**Stated problem:** Show each line that has the string "chart" in it.

**Information shown:**
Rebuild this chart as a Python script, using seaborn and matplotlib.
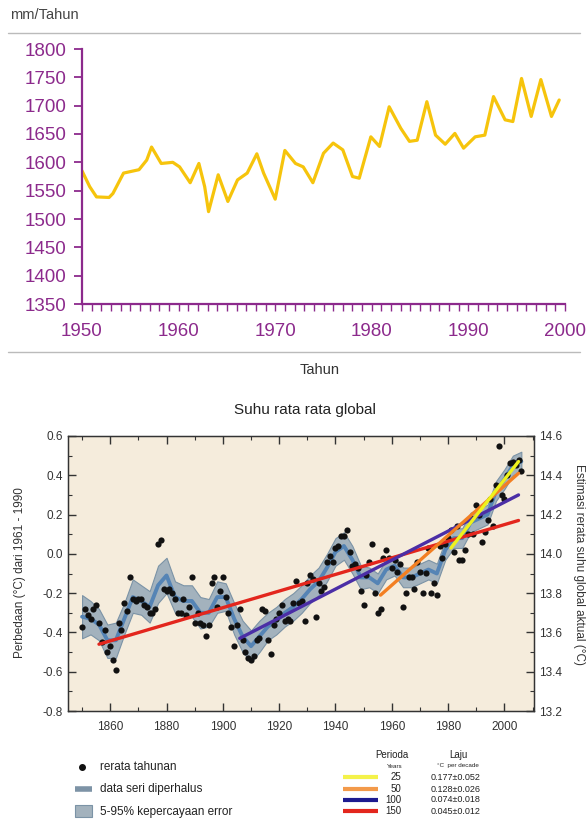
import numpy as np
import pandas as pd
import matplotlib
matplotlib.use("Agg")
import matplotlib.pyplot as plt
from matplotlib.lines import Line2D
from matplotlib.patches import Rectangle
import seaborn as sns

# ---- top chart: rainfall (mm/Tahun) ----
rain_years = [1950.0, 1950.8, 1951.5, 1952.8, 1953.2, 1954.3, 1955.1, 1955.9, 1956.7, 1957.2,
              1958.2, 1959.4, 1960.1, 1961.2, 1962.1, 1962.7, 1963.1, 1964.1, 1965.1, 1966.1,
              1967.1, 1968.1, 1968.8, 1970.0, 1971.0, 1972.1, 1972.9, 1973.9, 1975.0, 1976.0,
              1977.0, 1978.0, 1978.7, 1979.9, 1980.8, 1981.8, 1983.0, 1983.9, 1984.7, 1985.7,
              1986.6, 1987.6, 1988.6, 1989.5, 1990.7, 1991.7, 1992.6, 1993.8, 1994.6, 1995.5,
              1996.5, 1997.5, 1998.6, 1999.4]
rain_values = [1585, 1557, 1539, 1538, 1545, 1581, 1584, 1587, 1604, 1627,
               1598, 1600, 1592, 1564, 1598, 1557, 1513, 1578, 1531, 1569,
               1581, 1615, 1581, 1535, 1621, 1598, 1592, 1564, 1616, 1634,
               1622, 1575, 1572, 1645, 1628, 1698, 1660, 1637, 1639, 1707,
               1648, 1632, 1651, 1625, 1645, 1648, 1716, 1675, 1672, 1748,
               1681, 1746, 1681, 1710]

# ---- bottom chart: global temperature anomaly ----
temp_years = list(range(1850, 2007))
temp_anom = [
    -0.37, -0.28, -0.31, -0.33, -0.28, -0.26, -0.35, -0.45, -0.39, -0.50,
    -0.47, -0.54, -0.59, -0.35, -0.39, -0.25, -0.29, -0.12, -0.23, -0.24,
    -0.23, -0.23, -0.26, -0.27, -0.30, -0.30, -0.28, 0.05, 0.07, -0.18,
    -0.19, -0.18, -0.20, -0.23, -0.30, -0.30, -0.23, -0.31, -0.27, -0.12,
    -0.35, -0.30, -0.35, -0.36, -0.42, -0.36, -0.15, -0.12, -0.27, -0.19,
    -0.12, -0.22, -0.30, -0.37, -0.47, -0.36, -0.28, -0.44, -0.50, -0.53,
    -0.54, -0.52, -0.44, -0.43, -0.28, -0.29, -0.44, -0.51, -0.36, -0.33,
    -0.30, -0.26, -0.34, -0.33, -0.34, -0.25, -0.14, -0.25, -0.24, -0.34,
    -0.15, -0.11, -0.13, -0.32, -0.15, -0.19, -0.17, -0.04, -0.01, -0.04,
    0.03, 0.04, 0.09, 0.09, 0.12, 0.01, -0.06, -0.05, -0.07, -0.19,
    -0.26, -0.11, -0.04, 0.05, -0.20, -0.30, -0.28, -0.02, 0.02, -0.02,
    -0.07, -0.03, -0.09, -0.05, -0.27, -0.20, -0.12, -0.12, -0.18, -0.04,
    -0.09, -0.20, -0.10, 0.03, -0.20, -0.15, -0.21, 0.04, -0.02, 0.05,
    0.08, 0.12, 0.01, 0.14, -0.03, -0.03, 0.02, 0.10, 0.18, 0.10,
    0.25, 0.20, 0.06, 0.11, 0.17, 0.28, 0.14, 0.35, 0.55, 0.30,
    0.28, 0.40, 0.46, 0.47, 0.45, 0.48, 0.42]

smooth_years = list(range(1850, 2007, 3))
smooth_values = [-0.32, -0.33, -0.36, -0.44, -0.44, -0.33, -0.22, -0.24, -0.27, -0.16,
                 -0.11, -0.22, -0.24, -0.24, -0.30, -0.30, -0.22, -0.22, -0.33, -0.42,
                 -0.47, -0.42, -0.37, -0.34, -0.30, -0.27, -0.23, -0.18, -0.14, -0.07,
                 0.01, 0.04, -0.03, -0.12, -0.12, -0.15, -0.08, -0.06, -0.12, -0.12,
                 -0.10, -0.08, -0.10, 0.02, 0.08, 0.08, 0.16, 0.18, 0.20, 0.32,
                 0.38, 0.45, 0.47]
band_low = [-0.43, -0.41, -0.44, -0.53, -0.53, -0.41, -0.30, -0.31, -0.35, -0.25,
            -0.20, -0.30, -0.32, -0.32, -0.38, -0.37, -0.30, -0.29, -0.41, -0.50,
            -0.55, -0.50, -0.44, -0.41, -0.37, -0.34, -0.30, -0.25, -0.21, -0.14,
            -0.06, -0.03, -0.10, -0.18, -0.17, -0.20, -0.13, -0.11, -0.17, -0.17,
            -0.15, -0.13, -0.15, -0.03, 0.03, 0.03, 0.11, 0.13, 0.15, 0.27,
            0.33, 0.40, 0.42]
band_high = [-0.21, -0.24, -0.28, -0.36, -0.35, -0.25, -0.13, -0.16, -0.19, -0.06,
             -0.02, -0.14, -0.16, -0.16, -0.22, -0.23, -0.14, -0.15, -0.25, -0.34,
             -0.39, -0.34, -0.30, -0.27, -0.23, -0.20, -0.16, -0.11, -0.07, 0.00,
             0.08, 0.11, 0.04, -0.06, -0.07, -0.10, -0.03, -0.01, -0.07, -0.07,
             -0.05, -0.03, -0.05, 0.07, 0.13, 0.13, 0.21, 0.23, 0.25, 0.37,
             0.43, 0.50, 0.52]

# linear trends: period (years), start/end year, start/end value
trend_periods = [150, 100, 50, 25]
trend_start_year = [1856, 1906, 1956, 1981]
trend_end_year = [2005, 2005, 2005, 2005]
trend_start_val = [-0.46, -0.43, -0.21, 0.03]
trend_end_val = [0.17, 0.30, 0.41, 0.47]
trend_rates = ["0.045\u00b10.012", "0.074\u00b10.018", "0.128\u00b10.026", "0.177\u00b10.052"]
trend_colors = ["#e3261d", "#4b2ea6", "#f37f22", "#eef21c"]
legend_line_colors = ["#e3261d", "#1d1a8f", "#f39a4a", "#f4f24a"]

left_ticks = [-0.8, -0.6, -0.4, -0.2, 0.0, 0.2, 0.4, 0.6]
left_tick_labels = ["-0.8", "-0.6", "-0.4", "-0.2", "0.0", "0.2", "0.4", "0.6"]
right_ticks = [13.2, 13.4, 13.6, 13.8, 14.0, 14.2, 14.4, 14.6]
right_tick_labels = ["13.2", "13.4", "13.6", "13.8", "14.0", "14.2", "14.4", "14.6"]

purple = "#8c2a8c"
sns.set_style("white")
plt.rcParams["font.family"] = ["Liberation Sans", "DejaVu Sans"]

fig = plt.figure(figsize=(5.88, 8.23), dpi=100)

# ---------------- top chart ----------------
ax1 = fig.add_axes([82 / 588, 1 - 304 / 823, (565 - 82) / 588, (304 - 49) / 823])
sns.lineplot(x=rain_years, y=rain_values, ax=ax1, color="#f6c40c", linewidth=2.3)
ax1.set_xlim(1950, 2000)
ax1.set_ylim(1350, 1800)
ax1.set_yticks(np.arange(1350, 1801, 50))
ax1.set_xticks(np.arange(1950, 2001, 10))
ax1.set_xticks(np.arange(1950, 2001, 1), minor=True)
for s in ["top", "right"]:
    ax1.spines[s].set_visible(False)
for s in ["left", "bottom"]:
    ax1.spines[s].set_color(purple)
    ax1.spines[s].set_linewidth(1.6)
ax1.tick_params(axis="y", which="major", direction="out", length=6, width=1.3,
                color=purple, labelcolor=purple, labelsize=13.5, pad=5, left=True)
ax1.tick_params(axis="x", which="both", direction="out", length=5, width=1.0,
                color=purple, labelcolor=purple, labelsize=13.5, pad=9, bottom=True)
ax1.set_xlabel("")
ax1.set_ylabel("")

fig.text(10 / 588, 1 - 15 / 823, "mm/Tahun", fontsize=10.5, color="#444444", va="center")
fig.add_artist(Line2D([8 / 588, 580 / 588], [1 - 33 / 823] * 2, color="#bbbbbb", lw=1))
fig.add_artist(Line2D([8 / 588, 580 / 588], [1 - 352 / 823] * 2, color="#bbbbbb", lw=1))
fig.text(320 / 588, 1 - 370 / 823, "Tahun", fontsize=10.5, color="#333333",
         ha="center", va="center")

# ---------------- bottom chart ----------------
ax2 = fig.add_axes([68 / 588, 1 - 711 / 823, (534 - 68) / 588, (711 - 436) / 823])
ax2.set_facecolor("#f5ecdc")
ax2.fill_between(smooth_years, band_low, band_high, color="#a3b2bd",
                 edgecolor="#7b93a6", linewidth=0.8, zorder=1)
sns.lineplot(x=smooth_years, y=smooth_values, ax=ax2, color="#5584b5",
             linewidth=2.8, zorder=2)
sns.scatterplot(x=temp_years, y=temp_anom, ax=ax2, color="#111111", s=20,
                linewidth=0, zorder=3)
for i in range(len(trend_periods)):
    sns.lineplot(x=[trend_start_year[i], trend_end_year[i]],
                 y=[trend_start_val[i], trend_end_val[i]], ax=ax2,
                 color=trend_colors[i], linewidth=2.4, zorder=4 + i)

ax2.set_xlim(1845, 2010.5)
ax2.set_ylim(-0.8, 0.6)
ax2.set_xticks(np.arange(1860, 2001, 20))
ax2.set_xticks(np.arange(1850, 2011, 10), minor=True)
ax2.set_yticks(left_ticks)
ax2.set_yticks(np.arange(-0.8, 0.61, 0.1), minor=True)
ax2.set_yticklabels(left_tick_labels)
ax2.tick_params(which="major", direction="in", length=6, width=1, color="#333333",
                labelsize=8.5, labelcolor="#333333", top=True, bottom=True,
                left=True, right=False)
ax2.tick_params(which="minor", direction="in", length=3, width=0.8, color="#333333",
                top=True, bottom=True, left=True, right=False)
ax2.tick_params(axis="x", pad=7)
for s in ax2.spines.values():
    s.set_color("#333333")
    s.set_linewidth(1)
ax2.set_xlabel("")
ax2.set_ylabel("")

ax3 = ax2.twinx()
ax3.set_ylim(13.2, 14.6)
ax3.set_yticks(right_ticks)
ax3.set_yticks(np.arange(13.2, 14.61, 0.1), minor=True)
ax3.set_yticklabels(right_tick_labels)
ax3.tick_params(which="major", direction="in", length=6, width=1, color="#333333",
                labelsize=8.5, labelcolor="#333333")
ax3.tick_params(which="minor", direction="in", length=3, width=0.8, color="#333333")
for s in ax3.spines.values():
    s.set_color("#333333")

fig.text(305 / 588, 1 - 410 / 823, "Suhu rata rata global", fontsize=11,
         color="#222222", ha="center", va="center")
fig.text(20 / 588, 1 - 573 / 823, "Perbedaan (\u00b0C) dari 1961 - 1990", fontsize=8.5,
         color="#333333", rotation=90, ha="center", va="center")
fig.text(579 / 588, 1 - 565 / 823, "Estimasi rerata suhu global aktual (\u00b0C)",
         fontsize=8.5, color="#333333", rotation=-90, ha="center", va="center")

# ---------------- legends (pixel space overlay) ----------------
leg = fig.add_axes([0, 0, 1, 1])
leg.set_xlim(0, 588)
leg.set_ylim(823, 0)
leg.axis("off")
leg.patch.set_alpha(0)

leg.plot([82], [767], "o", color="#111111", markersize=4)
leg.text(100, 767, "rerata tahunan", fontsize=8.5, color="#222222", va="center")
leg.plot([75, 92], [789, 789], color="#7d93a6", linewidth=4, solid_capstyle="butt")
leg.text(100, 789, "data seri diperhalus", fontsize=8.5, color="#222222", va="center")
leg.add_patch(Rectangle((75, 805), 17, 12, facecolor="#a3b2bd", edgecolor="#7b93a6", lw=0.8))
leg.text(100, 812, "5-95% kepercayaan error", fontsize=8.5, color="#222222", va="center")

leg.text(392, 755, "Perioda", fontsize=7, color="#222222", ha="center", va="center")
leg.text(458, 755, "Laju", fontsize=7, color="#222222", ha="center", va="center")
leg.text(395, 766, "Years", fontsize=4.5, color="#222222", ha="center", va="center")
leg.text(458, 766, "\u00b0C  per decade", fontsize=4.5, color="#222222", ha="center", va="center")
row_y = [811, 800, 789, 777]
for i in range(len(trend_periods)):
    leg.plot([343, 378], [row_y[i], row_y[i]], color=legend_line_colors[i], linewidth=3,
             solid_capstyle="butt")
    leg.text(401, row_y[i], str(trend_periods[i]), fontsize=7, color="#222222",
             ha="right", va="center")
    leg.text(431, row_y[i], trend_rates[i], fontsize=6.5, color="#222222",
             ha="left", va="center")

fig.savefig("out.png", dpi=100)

**Complete answer:**
Rebuild this chart as a Python script, using seaborn and matplotlib.
# ---- top chart: rainfall (mm/Tahun) ----
# ---- bottom chart: global temperature anomaly ----
# ---------------- top chart ----------------
# ---------------- bottom chart ----------------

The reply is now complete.